Data
--- START ---

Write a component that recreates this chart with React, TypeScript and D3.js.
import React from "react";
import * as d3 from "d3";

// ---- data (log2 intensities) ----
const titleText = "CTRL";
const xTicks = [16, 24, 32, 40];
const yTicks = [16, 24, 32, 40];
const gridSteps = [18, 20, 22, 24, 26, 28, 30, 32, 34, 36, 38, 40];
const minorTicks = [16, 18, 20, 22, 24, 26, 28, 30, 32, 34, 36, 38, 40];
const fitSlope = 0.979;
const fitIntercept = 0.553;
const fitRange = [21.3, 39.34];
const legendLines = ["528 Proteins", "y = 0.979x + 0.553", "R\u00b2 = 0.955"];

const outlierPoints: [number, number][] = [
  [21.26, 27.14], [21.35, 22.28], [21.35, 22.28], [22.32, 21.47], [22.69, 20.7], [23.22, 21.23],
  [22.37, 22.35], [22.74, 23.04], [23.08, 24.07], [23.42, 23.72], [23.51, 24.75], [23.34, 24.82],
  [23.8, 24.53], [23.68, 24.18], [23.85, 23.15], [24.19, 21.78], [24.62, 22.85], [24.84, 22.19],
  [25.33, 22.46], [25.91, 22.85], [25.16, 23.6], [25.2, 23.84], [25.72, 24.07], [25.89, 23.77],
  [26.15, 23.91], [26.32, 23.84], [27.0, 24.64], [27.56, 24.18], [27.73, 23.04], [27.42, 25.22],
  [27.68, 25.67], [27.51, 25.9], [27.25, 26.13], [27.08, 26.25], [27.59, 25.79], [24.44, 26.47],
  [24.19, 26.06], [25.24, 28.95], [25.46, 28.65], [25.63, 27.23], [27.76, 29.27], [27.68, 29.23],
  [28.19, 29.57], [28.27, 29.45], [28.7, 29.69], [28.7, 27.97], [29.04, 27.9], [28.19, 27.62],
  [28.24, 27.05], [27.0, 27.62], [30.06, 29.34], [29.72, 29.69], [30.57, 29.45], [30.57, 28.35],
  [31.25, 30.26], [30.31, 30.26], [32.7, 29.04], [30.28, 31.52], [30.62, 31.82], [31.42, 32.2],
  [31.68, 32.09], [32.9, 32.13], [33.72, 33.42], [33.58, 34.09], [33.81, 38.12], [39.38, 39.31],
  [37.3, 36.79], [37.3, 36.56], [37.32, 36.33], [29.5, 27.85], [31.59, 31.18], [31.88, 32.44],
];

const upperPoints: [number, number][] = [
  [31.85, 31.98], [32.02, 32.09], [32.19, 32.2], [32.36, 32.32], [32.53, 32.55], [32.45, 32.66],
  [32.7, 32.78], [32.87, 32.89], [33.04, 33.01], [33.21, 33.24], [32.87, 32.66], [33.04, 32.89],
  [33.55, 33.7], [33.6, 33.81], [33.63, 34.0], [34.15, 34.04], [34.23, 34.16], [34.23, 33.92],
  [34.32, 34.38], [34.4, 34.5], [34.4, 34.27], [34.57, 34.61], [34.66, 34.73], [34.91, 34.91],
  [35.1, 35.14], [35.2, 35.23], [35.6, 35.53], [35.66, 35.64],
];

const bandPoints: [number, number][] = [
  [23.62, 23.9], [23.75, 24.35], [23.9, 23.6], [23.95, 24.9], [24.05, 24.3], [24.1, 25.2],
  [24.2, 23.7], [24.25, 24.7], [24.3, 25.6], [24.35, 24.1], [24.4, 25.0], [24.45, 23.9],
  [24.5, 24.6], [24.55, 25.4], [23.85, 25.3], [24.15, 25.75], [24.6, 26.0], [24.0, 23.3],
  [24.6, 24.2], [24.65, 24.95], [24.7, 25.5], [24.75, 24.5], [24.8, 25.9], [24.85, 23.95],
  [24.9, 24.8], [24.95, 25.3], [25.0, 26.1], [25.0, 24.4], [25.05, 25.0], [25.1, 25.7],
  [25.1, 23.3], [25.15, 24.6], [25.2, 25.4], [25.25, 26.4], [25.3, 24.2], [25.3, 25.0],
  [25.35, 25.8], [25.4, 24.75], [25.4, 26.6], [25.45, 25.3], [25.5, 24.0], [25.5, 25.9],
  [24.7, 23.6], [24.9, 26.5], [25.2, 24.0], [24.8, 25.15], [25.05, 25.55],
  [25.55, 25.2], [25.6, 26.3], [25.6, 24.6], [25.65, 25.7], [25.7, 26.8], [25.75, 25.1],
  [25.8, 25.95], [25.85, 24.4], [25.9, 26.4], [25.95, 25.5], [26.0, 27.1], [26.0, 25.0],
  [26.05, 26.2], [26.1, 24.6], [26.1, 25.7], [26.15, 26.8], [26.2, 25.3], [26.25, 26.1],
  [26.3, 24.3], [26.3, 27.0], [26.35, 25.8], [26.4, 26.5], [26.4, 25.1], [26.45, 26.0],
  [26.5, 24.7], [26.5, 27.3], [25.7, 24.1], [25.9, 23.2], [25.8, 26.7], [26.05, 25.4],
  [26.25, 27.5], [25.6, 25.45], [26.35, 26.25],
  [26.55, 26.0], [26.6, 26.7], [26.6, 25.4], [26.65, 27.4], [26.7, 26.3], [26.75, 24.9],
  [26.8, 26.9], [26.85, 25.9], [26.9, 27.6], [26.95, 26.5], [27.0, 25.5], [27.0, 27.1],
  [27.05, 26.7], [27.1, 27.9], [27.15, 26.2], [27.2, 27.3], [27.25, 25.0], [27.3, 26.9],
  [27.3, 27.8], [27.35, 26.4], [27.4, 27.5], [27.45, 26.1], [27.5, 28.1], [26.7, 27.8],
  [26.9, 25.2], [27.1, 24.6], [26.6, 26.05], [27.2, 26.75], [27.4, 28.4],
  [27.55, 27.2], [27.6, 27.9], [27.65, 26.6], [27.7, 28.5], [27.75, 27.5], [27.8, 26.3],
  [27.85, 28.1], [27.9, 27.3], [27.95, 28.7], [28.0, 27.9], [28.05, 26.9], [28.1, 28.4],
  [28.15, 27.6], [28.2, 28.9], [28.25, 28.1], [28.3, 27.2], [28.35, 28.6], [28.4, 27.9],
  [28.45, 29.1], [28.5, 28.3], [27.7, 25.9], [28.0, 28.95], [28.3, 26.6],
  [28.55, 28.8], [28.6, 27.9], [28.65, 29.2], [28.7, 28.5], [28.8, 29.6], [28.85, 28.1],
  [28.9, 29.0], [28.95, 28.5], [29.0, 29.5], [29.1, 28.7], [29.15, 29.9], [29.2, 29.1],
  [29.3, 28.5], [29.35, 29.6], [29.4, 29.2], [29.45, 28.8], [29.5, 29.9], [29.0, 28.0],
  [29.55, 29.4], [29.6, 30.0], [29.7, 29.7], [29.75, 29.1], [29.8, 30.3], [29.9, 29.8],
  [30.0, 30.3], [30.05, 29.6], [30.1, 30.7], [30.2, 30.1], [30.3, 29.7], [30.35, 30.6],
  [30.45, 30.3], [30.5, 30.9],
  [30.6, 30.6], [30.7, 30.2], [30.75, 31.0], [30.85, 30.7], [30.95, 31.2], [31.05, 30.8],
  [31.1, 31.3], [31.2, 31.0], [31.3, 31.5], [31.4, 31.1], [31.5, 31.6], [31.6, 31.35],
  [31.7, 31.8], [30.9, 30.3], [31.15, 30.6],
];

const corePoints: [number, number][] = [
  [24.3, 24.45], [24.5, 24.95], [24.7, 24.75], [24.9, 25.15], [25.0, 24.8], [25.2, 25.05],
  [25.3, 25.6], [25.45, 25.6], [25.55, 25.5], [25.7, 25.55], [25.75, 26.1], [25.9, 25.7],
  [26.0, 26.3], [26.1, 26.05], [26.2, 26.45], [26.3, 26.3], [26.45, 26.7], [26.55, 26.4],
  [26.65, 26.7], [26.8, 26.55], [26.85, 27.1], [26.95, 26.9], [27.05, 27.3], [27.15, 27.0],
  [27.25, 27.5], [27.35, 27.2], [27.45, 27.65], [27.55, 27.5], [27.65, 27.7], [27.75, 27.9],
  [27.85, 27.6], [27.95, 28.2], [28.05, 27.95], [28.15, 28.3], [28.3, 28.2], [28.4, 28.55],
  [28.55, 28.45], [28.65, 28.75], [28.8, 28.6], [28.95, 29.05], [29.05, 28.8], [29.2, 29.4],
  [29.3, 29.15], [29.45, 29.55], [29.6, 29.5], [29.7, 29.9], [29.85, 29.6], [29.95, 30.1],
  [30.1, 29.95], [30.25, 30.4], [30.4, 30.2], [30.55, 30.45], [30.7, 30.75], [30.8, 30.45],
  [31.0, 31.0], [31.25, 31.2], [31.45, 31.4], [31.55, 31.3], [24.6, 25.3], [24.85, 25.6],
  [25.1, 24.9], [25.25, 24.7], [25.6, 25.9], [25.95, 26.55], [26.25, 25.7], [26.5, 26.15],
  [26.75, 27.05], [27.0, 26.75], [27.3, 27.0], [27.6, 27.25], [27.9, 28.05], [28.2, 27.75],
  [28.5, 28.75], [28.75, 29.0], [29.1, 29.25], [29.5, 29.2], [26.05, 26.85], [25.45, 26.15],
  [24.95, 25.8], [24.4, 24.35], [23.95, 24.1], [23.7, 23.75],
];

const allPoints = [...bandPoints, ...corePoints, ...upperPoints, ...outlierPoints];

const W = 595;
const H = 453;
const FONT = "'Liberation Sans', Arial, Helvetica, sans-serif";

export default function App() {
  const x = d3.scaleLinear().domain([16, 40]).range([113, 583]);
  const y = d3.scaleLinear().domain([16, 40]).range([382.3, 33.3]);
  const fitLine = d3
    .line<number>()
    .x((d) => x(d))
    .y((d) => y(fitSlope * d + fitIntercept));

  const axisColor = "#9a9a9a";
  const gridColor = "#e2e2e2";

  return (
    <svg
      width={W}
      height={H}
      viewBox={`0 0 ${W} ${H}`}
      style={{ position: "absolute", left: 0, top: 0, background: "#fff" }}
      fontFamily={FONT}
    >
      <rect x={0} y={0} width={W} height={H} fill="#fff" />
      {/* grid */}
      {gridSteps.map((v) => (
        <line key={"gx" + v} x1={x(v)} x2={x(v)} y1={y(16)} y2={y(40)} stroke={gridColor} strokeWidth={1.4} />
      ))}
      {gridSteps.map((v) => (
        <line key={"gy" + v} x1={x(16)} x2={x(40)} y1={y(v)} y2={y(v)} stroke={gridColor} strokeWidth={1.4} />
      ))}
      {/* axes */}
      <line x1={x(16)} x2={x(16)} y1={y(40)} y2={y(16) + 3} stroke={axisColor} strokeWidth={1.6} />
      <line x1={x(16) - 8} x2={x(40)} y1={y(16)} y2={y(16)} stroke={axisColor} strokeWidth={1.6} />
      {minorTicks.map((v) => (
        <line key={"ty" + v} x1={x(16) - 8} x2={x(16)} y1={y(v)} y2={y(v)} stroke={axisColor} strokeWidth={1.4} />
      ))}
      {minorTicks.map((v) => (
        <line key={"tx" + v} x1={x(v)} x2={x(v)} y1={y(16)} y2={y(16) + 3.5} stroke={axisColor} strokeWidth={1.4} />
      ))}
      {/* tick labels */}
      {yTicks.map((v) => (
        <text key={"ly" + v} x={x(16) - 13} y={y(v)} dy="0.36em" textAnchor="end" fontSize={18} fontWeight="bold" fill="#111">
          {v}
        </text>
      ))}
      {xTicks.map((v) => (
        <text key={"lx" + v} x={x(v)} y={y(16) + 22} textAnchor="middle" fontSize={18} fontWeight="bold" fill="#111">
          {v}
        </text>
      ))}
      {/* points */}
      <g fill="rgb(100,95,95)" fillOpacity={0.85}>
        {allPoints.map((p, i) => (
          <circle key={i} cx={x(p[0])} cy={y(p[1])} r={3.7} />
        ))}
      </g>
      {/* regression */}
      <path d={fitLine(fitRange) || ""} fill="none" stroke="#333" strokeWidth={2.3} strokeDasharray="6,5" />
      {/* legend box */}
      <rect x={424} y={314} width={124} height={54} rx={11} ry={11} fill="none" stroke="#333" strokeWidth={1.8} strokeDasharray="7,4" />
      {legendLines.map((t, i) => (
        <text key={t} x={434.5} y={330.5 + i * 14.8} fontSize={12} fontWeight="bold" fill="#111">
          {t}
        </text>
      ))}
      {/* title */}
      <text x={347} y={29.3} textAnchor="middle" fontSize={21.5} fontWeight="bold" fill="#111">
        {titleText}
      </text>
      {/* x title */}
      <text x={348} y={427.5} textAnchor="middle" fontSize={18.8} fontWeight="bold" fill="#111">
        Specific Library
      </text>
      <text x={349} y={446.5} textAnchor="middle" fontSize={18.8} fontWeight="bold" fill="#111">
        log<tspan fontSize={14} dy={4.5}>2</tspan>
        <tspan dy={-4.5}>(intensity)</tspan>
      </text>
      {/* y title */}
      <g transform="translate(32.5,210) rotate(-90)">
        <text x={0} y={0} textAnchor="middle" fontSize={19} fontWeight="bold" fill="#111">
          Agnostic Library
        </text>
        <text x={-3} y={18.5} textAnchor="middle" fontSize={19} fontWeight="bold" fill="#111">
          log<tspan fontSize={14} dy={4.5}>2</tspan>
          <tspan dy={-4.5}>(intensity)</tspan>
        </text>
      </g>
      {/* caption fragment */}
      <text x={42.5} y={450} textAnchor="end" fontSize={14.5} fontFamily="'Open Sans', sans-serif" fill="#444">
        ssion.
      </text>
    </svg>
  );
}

--- END ---
--- START ---

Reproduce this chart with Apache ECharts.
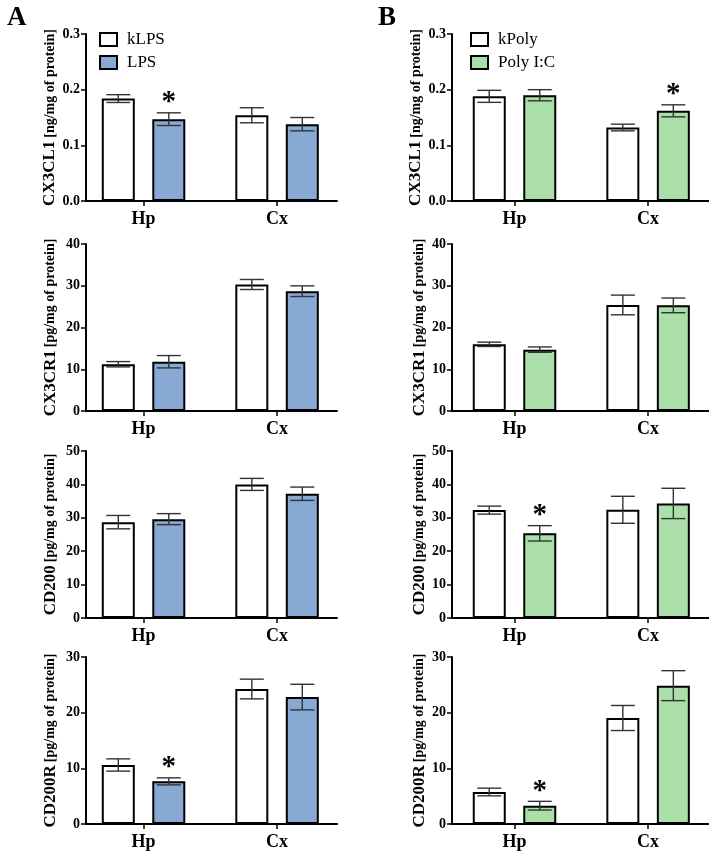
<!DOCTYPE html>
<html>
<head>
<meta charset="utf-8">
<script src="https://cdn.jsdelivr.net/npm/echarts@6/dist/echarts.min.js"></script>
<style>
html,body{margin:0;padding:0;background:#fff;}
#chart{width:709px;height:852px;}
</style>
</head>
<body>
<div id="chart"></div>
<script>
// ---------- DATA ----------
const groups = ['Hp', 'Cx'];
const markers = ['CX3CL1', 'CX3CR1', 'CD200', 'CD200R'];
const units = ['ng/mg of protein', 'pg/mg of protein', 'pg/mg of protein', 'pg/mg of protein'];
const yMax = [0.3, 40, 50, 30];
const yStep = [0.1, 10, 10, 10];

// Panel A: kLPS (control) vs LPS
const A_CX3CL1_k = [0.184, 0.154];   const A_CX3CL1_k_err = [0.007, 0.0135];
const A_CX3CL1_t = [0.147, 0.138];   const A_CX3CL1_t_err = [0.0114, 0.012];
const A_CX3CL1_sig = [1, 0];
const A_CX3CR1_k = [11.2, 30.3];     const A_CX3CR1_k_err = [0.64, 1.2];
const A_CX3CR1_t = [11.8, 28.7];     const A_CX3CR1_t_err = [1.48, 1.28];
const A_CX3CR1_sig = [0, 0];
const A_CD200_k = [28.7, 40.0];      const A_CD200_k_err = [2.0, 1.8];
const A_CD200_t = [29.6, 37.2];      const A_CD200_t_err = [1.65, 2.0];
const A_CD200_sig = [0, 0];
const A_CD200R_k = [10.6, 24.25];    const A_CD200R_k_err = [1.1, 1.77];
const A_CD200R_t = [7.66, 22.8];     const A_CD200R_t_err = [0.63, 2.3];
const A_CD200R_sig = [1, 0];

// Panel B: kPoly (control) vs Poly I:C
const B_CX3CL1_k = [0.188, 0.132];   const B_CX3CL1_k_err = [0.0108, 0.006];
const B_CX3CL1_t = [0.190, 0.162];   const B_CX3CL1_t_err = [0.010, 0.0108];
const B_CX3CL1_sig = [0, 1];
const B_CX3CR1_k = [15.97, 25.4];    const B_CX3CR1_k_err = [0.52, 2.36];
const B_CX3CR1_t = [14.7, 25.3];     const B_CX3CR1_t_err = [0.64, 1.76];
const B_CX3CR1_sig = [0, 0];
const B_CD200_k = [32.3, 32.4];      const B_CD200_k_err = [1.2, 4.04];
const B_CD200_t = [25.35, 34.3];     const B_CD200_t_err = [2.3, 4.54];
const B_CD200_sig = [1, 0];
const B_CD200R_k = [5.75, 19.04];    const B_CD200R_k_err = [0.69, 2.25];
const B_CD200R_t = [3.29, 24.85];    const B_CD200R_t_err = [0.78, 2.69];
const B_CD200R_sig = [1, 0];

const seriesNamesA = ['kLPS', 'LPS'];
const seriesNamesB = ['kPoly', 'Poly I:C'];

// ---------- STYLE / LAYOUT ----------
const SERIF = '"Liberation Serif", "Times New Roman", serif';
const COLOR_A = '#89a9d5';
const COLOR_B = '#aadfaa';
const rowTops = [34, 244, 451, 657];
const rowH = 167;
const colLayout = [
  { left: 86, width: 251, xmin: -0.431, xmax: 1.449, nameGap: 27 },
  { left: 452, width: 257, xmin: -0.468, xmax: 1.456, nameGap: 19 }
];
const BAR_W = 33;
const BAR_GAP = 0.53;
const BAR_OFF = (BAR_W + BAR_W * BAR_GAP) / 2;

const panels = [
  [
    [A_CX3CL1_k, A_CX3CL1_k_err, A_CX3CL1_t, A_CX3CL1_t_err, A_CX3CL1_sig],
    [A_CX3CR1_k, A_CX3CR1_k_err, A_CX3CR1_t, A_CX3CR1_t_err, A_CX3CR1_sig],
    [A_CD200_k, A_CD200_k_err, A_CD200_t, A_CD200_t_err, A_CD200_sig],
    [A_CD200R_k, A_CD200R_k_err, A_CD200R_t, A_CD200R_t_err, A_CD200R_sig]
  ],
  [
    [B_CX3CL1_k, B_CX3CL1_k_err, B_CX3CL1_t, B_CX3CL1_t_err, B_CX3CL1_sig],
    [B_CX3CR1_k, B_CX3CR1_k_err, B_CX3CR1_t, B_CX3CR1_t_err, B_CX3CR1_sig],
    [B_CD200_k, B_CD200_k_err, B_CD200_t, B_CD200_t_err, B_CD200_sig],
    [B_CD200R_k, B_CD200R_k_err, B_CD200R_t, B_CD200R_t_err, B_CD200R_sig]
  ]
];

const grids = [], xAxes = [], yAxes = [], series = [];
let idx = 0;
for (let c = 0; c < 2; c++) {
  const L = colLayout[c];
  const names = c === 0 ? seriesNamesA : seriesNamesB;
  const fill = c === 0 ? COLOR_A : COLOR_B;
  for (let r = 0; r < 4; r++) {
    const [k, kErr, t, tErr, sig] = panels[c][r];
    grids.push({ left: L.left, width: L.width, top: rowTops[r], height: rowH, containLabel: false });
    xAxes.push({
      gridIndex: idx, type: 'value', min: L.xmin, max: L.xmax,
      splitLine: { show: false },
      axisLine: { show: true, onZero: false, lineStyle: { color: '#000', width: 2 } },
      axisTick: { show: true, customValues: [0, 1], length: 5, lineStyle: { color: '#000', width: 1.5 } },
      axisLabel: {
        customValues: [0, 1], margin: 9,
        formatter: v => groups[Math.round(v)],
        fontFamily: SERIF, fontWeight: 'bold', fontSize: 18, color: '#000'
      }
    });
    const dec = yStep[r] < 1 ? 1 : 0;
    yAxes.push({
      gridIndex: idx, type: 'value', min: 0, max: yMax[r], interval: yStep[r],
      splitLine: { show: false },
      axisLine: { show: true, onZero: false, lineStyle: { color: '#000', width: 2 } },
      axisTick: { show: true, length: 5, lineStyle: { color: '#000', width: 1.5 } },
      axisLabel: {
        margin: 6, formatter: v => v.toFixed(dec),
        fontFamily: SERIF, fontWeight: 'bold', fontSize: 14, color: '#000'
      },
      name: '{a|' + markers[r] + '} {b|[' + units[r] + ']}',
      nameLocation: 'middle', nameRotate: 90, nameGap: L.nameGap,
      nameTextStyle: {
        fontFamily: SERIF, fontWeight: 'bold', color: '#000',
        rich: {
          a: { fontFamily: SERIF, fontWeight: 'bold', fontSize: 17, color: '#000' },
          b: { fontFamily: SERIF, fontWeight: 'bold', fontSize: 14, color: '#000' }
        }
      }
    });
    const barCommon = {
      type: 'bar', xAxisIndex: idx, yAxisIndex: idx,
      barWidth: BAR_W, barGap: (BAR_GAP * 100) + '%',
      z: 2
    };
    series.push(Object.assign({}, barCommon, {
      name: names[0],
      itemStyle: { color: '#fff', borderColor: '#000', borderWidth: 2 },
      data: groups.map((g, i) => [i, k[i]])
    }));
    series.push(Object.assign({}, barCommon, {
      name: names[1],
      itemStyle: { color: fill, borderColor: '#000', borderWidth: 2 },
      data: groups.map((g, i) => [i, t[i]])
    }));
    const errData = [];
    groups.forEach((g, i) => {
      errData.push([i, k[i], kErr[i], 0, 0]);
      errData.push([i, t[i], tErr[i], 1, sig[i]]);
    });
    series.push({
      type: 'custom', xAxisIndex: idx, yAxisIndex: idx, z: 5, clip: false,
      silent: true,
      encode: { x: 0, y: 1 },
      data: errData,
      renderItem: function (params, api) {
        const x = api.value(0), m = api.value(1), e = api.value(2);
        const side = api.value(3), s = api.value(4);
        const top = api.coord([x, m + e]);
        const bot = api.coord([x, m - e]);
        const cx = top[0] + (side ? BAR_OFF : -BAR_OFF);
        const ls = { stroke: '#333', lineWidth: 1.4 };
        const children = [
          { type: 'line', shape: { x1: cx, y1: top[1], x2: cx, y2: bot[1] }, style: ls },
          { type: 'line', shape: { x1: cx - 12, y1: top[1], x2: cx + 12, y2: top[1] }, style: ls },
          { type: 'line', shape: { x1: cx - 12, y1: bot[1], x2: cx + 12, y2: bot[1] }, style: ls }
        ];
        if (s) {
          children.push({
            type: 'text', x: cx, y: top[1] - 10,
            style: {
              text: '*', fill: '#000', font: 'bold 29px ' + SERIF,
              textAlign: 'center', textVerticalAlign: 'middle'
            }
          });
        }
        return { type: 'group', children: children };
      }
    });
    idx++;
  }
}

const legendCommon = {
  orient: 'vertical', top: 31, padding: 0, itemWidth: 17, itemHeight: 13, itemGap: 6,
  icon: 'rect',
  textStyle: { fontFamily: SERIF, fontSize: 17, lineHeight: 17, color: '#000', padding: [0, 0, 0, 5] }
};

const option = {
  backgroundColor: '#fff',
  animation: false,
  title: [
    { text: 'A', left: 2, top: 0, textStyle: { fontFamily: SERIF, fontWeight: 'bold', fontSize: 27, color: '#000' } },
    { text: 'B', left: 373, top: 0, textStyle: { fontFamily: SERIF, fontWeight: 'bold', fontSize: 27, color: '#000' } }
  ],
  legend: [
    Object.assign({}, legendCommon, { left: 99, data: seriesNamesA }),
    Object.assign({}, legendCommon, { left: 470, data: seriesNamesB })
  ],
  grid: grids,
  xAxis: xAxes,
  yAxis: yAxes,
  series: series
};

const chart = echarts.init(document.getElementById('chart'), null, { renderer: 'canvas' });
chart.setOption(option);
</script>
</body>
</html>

--- END ---

Stated problem
Retype exactly the lines from the one with "Reproduce this chart with Apache ECharts." through the one with "const A_CD200R_sig = [1, 0];", both included, and nothing else; leave out the pictures.

Output
Reproduce this chart with Apache ECharts.
<!DOCTYPE html>
<html>
<head>
<meta charset="utf-8">
<script src="https://cdn.jsdelivr.net/npm/echarts@6/dist/echarts.min.js"></script>
<style>
html,body{margin:0;padding:0;background:#fff;}
#chart{width:709px;height:852px;}
</style>
</head>
<body>
<div id="chart"></div>
<script>
// ---------- DATA ----------
const groups = ['Hp', 'Cx'];
const markers = ['CX3CL1', 'CX3CR1', 'CD200', 'CD200R'];
const units = ['ng/mg of protein', 'pg/mg of protein', 'pg/mg of protein', 'pg/mg of protein'];
const yMax = [0.3, 40, 50, 30];
const yStep = [0.1, 10, 10, 10];

// Panel A: kLPS (control) vs LPS
const A_CX3CL1_k = [0.184, 0.154];   const A_CX3CL1_k_err = [0.007, 0.0135];
const A_CX3CL1_t = [0.147, 0.138];   const A_CX3CL1_t_err = [0.0114, 0.012];
const A_CX3CL1_sig = [1, 0];
const A_CX3CR1_k = [11.2, 30.3];     const A_CX3CR1_k_err = [0.64, 1.2];
const A_CX3CR1_t = [11.8, 28.7];     const A_CX3CR1_t_err = [1.48, 1.28];
const A_CX3CR1_sig = [0, 0];
const A_CD200_k = [28.7, 40.0];      const A_CD200_k_err = [2.0, 1.8];
const A_CD200_t = [29.6, 37.2];      const A_CD200_t_err = [1.65, 2.0];
const A_CD200_sig = [0, 0];
const A_CD200R_k = [10.6, 24.25];    const A_CD200R_k_err = [1.1, 1.77];
const A_CD200R_t = [7.66, 22.8];     const A_CD200R_t_err = [0.63, 2.3];
const A_CD200R_sig = [1, 0];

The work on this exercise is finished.